Whose party is it, anyway?

Like several other local Labour Party members, I have spent a little time in the last couple of weeks putting leaflets through letter boxes in Hadleigh, as there is a County Council by-election on Thursday. Doesn’t sound all that exciting, I appreciate. But it matters. Not just because it matters anyway, but particularly because at the moment our county council (Suffolk) is one of those which is squirreling away reserves whilst cutting public services such as community transport, library funds and putting vulnerable elderly people into privatised but failing care homes. And there is always the possibility of a by-election getting the council to a tipping point where, with enough opposition, some of this damage can at least be paused, if not reversed.

Protecting public services is the kind of result local people – of all political hues – generally want.  Which is why many, more active, party members across the country get through a lot of shoe leather every week, pounding pavements and knocking on doors in attempts to persuade people of the case for voting Labour – or indeed for voting at all. (And despite the bad press given to most politicians, I think you’d be hard-pressed to find a committed member of any party who hasn’t done the same, in their attempt to persuade people that their answers to the big and little questions of public policy are the best solutions.)

But yesterday I hesitated before putting the leaflet through one of those letterboxes with a ‘No Junk Mail’ sticker.  There are, sadly, many people who think that political communications are junk mail. Maybe they have bought into the discourse that all politically-active people are ‘in it for themselves’; maybe they just aren’t interested in much at all. Either way it’s a pretty sorry state of affairs. But if it is because they are disillusioned with the state of the debate at national level, I’m with them. I was actually rather relieved that no-one was about to talk to, as it’s rather embarrassing being in the Labour party at the moment.

I’m a member of the party. That doesn’t make me a crazy Corbynista, a machiavellian plotter, an infiltrator or (what seems the worst insult of the moment) a ‘centrist’. It doesn’t make me a supporter of Momentum, nor does it make me proud of the MPs who decided that just when the country most needed strong opposition, they would create political havoc (all to no avail, it would appear) – even though, like them, I don’t think Jeremy Corbyn is the best person to lead the party. Like, I think, many thousands of party members, it makes me someone who wants Labour values to influence public and community life, and good left-wing policies in place at local and national level: things that make a positive difference to our lives and our children’ futures.  But the present narrative in the mainstream media and the social media whirlwind is that Labour members are all new or old, democratic or anti-democratic, naive or selfish. There appears to be no middle ground. Well, I don’t want to be pigeon-holed, and nor do most of the people I know. Nor do I want to abandon the party just to get stuff done.
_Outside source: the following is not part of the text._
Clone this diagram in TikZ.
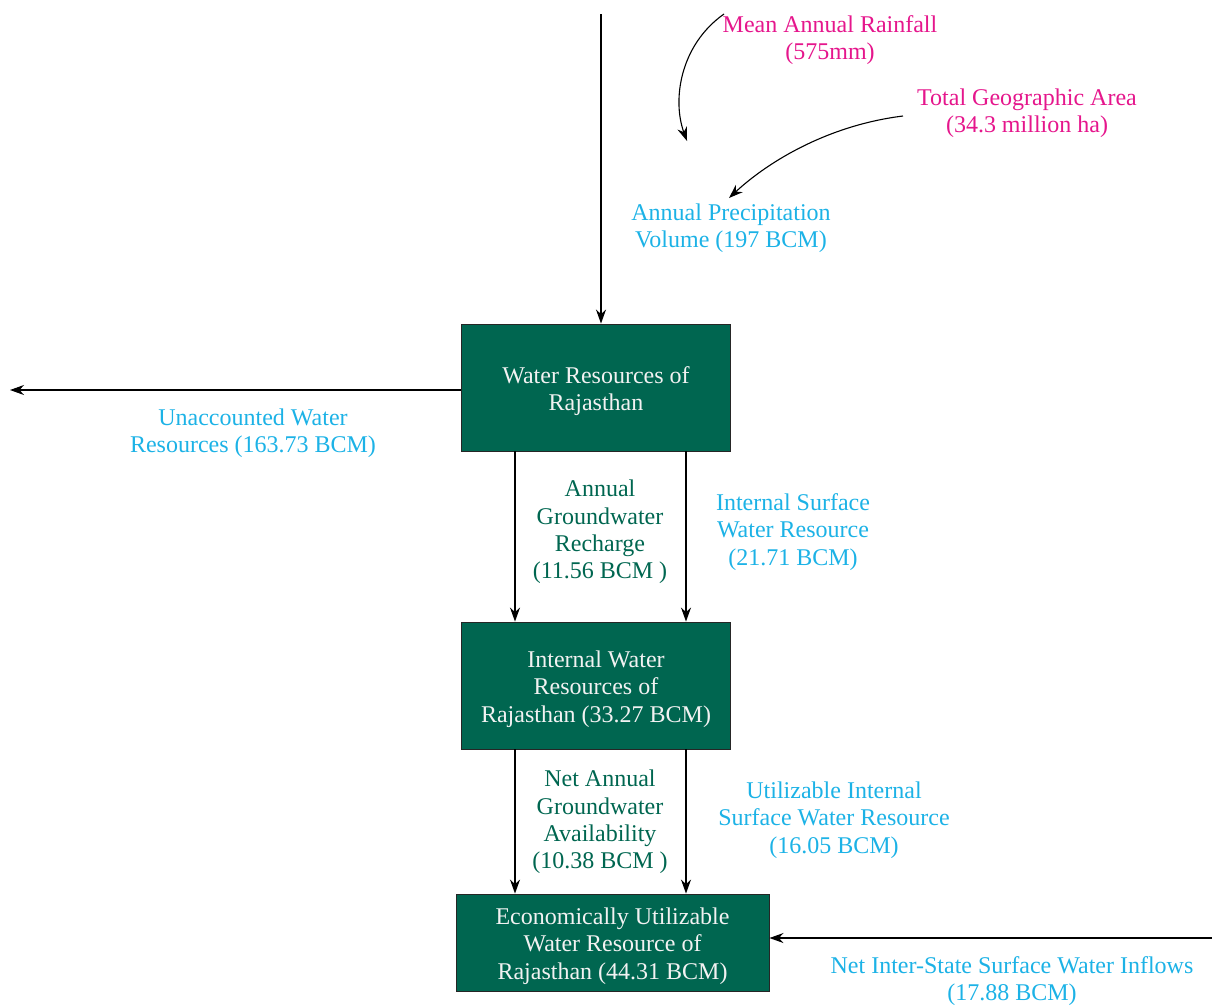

A couple of weeks ago, I voted for Owen Smith. Not because he has all the answers, but because he at least represents an opportunity to start a new conversation. This time six years ago I was in the room at Labour party conference when Ed Miliband won his surprise victory. It’s no exaggeration to say the atmosphere was tense. I’d voted for him, for a number of reasons. And I know, it didn’t work out. Doesn’t look as if my candidate is likely to win this time round, but what is most frustrating is that whichever of them wins, neither of them is making things happen locally.

The everyday things that get discussed in councils – like whether 17-year-olds should have to pay to get to school, or which town can do without a fire engine – really do make a difference to people’s lives. The deeper that austerity bites, the harder it is for councillors (with the right values but the wrong budgets) to fight for the right answers. But the more we and the media focus only on the people at the top of the party, and on the splits in the party, the less room there is to actually discuss those issues and support the  councillors and their supporters trying to stand up and make the right choices every day. Last week, the Labour opposition on the County Council proposed a motion aimed at improving the way elderly care home residents are treated in Suffolk – including the requirement that the county stop placing people in poorly-rated care homes. The Conservatives voted it down.

That by-election? It’s to replace a Conservative councillor who swanned off to live in the USA and refused, for eighteen months, to resign from his seat. The kind of self-serving caper that makes it into Private Eye, embarrasses even the Tories, and gives politicians of all hues a bad name.  Whatever is going on in the national Labour Party on Thursday, and however it is played out through mainstream and social media, let’s hope the people of Hadleigh can see the wood for the trees and vote for the right candidate (which would be Sue Monks).